SAFIAN: For a third perspective, I sat down with the founder of Kind Snacks, Daniel Lubetzky, who is based in the US, but has worked for decades trying to use business as a bridge between Israelis and Palestinians. His hope is that we can turn this difficult time into an opportunity for cross-cultural unity.
DANIEL LUBETZKY: As a son of a Holocaust survivor, to see people marching and saying, “Gas the jews,” I take that very personally.
People know me as the founder of Kind. I’m very proud of that, but well before Kind existed, I started my first company called PeaceWorks to use business to bring Israelis, Palestinians, Jordanians, Egyptians, Turks, to trade with one another. And then to use vested economic interest to cement and deepen human relations between all peoples.
My daughter came to me two days ago, and she said, “Daddy, I understand that you’re trying to help your friends in the Middle East, your Palestinian and Israeli colleagues, but you’re not smiling anymore.” And it just made me remember that I cannot let them diminish me. I’m going to choose to laugh. I’m going to choose to live. I’m going to choose to build. And particularly now that there’s so much darkness, I’m going to choose to be a light.
And I want everybody that’s listening to you today to choose to be a light with me, to reach out to the other, and not allow the terrorists a victory, because they want to divide us.
SAFIAN: The lesson I’m taking away from the series of clips you just heard is: Don’t lose your empathy, whatever your anger, your frustration, your disappointments and confusion.

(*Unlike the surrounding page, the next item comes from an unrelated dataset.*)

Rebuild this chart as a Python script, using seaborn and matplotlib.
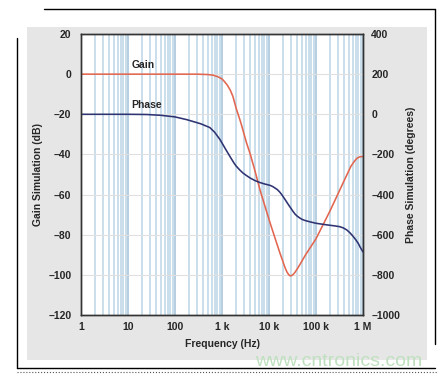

Beyond Israel, 2023 has seen plenty of conflict, plenty of challenges. Fears of recession, layoffs, historic union strikes, bankruptcies, political dysfunction on all sides. Yet when people are hurting, that’s when true leaders step up. Human-centered organizations take into account the hearts of team members across the board. So keep listening, keep learning, keep hoping and keep helping. If empathy is at the forefront of your strategy, you will cultivate a happier, bonded, more productive team — and do your part to usher in a better 2024.
Happy Holidays to you all. Take a rest. Recharge. And be ready for what the new year has in store.
I’m Bob Safian. Thanks for listening.